Without the pictures, set down every line of the data exactly.

Data excerpt:
= = = = =
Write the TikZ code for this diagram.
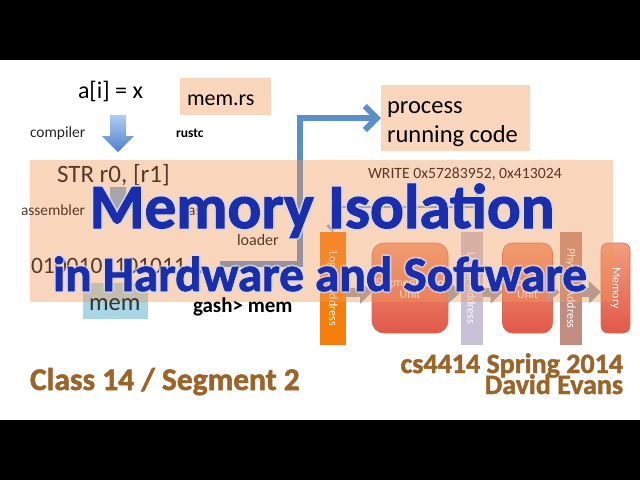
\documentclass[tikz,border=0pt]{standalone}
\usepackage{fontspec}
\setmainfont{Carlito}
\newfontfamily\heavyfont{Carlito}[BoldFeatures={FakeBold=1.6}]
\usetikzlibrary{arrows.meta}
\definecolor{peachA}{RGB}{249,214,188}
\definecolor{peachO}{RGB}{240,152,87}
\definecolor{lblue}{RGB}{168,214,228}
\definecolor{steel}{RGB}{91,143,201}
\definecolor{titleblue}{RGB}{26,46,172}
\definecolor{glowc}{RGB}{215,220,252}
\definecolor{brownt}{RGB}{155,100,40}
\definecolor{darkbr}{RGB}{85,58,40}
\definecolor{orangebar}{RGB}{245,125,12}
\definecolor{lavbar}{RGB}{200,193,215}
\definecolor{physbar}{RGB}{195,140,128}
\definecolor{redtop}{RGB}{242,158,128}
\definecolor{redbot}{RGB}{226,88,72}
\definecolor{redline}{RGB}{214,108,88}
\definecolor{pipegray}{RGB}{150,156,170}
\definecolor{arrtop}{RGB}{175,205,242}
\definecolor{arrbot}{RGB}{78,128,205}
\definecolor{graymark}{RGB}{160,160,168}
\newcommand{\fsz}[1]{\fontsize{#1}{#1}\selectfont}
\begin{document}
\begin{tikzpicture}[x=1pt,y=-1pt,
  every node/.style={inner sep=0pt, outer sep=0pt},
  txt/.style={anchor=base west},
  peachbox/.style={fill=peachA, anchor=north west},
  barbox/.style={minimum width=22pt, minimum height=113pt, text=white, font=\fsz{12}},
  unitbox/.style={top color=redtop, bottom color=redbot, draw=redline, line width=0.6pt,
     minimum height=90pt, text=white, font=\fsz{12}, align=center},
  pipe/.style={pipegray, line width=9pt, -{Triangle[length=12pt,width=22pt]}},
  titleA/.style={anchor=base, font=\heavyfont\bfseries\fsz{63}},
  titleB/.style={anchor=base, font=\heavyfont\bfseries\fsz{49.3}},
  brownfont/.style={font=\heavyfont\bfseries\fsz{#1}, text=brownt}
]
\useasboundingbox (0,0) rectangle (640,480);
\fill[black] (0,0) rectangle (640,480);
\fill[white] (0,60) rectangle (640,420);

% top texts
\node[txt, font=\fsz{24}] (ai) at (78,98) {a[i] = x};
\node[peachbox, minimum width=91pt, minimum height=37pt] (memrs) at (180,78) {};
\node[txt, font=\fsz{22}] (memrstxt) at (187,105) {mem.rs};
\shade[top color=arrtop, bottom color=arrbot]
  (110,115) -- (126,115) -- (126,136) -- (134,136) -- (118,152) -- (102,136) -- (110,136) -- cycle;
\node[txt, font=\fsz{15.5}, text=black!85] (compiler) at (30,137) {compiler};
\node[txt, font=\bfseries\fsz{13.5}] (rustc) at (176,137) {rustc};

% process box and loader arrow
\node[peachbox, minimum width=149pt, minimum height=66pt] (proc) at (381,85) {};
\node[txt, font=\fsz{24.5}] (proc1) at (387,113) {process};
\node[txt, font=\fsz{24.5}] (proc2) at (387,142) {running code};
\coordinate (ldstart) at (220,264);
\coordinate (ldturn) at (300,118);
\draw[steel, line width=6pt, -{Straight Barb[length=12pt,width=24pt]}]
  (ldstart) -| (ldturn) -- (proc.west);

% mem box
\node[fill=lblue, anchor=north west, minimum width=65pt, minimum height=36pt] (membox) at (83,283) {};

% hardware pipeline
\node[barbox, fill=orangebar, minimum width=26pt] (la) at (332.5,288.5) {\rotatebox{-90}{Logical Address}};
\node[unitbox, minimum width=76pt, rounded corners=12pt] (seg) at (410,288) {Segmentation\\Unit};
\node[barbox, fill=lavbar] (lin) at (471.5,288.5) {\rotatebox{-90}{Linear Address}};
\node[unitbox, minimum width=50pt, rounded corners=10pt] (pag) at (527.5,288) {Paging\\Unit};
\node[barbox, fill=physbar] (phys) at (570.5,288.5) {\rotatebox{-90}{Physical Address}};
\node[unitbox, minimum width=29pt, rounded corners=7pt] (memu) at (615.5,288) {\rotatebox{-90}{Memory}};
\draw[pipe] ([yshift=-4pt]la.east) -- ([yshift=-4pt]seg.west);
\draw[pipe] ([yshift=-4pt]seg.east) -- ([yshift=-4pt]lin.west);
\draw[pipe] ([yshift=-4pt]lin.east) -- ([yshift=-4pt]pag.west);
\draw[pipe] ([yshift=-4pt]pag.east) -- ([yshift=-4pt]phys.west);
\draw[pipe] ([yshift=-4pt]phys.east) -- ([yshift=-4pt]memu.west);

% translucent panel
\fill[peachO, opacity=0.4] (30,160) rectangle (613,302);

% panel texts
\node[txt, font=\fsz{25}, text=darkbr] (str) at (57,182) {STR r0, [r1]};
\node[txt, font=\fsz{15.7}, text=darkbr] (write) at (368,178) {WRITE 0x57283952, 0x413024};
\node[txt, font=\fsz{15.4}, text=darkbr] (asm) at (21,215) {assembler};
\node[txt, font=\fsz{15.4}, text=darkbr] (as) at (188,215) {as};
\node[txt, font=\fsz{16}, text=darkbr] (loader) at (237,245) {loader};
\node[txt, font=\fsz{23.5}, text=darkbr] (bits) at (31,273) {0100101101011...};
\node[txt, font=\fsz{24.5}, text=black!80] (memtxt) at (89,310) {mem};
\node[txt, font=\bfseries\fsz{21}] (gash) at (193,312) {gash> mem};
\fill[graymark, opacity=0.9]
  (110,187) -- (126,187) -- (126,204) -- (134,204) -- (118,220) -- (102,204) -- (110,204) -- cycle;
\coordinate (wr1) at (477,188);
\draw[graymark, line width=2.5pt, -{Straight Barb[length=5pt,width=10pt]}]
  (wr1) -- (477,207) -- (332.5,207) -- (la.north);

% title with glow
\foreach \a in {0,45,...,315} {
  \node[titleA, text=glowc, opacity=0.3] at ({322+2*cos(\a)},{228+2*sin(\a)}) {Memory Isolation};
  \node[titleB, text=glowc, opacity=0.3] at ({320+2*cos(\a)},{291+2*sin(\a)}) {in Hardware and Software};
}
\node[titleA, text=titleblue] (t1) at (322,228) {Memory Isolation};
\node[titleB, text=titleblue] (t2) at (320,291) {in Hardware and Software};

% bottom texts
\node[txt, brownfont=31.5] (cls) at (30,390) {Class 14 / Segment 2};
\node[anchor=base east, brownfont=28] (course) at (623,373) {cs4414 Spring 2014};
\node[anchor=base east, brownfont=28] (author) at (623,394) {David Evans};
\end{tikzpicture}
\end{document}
= = = = =
Task output:
Write the TikZ code for this diagram.
\documentclass[tikz,border=0pt]{standalone}
\usepackage{fontspec}
\setmainfont{Carlito}
\newfontfamily\heavyfont{Carlito}[BoldFeatures={FakeBold=1.6}]
\usetikzlibrary{arrows.meta}
\definecolor{peachA}{RGB}{249,214,188}
\definecolor{peachO}{RGB}{240,152,87}
\definecolor{lblue}{RGB}{168,214,228}
\definecolor{steel}{RGB}{91,143,201}
\definecolor{titleblue}{RGB}{26,46,172}
\definecolor{glowc}{RGB}{215,220,252}
\definecolor{brownt}{RGB}{155,100,40}
\definecolor{darkbr}{RGB}{85,58,40}
\definecolor{orangebar}{RGB}{245,125,12}
\definecolor{lavbar}{RGB}{200,193,215}
\definecolor{physbar}{RGB}{195,140,128}
\definecolor{redtop}{RGB}{242,158,128}
\definecolor{redbot}{RGB}{226,88,72}
\definecolor{redline}{RGB}{214,108,88}
\definecolor{pipegray}{RGB}{150,156,170}
\definecolor{arrtop}{RGB}{175,205,242}
\definecolor{arrbot}{RGB}{78,128,205}
\definecolor{graymark}{RGB}{160,160,168}
\newcommand{\fsz}[1]{\fontsize{#1}{#1}\selectfont}
\begin{document}
\begin{tikzpicture}[x=1pt,y=-1pt,
  every node/.style={inner sep=0pt, outer sep=0pt},
  txt/.style={anchor=base west},
  peachbox/.style={fill=peachA, anchor=north west},
  barbox/.style={minimum width=22pt, minimum height=113pt, text=white, font=\fsz{12}},
  unitbox/.style={top color=redtop, bottom color=redbot, draw=redline, line width=0.6pt,
     minimum height=90pt, text=white, font=\fsz{12}, align=center},
  pipe/.style={pipegray, line width=9pt, -{Triangle[length=12pt,width=22pt]}},
  titleA/.style={anchor=base, font=\heavyfont\bfseries\fsz{63}},
  titleB/.style={anchor=base, font=\heavyfont\bfseries\fsz{49.3}},
  brownfont/.style={font=\heavyfont\bfseries\fsz{#1}, text=brownt}
]
\useasboundingbox (0,0) rectangle (640,480);
\fill[black] (0,0) rectangle (640,480);
\fill[white] (0,60) rectangle (640,420);

% top texts
\node[txt, font=\fsz{24}] (ai) at (78,98) {a[i] = x};
\node[peachbox, minimum width=91pt, minimum height=37pt] (memrs) at (180,78) {};
\node[txt, font=\fsz{22}] (memrstxt) at (187,105) {mem.rs};
\shade[top color=arrtop, bottom color=arrbot]
  (110,115) -- (126,115) -- (126,136) -- (134,136) -- (118,152) -- (102,136) -- (110,136) -- cycle;
\node[txt, font=\fsz{15.5}, text=black!85] (compiler) at (30,137) {compiler};
\node[txt, font=\bfseries\fsz{13.5}] (rustc) at (176,137) {rustc};

% process box and loader arrow
\node[peachbox, minimum width=149pt, minimum height=66pt] (proc) at (381,85) {};
\node[txt, font=\fsz{24.5}] (proc1) at (387,113) {process};
\node[txt, font=\fsz{24.5}] (proc2) at (387,142) {running code};
\coordinate (ldstart) at (220,264);
\coordinate (ldturn) at (300,118);
\draw[steel, line width=6pt, -{Straight Barb[length=12pt,width=24pt]}]
  (ldstart) -| (ldturn) -- (proc.west);

% mem box
\node[fill=lblue, anchor=north west, minimum width=65pt, minimum height=36pt] (membox) at (83,283) {};

% hardware pipeline
\node[barbox, fill=orangebar, minimum width=26pt] (la) at (332.5,288.5) {\rotatebox{-90}{Logical Address}};
\node[unitbox, minimum width=76pt, rounded corners=12pt] (seg) at (410,288) {Segmentation\\Unit};
\node[barbox, fill=lavbar] (lin) at (471.5,288.5) {\rotatebox{-90}{Linear Address}};
\node[unitbox, minimum width=50pt, rounded corners=10pt] (pag) at (527.5,288) {Paging\\Unit};
\node[barbox, fill=physbar] (phys) at (570.5,288.5) {\rotatebox{-90}{Physical Address}};
\node[unitbox, minimum width=29pt, rounded corners=7pt] (memu) at (615.5,288) {\rotatebox{-90}{Memory}};
\draw[pipe] ([yshift=-4pt]la.east) -- ([yshift=-4pt]seg.west);
\draw[pipe] ([yshift=-4pt]seg.east) -- ([yshift=-4pt]lin.west);
\draw[pipe] ([yshift=-4pt]lin.east) -- ([yshift=-4pt]pag.west);
\draw[pipe] ([yshift=-4pt]pag.east) -- ([yshift=-4pt]phys.west);
\draw[pipe] ([yshift=-4pt]phys.east) -- ([yshift=-4pt]memu.west);

% translucent panel
\fill[peachO, opacity=0.4] (30,160) rectangle (613,302);

% panel texts
\node[txt, font=\fsz{25}, text=darkbr] (str) at (57,182) {STR r0, [r1]};
\node[txt, font=\fsz{15.7}, text=darkbr] (write) at (368,178) {WRITE 0x57283952, 0x413024};
\node[txt, font=\fsz{15.4}, text=darkbr] (asm) at (21,215) {assembler};
\node[txt, font=\fsz{15.4}, text=darkbr] (as) at (188,215) {as};
\node[txt, font=\fsz{16}, text=darkbr] (loader) at (237,245) {loader};
\node[txt, font=\fsz{23.5}, text=darkbr] (bits) at (31,273) {0100101101011...};
\node[txt, font=\fsz{24.5}, text=black!80] (memtxt) at (89,310) {mem};
\node[txt, font=\bfseries\fsz{21}] (gash) at (193,312) {gash> mem};
\fill[graymark, opacity=0.9]
  (110,187) -- (126,187) -- (126,204) -- (134,204) -- (118,220) -- (102,204) -- (110,204) -- cycle;
\coordinate (wr1) at (477,188);
\draw[graymark, line width=2.5pt, -{Straight Barb[length=5pt,width=10pt]}]
  (wr1) -- (477,207) -- (332.5,207) -- (la.north);

% title with glow
\foreach \a in {0,45,...,315} {
  \node[titleA, text=glowc, opacity=0.3] at ({322+2*cos(\a)},{228+2*sin(\a)}) {Memory Isolation};
  \node[titleB, text=glowc, opacity=0.3] at ({320+2*cos(\a)},{291+2*sin(\a)}) {in Hardware and Software};
}
\node[titleA, text=titleblue] (t1) at (322,228) {Memory Isolation};
\node[titleB, text=titleblue] (t2) at (320,291) {in Hardware and Software};

% bottom texts
\node[txt, brownfont=31.5] (cls) at (30,390) {Class 14 / Segment 2};
\node[anchor=base east, brownfont=28] (course) at (623,373) {cs4414 Spring 2014};
\node[anchor=base east, brownfont=28] (author) at (623,394) {David Evans};
\end{tikzpicture}
\end{document}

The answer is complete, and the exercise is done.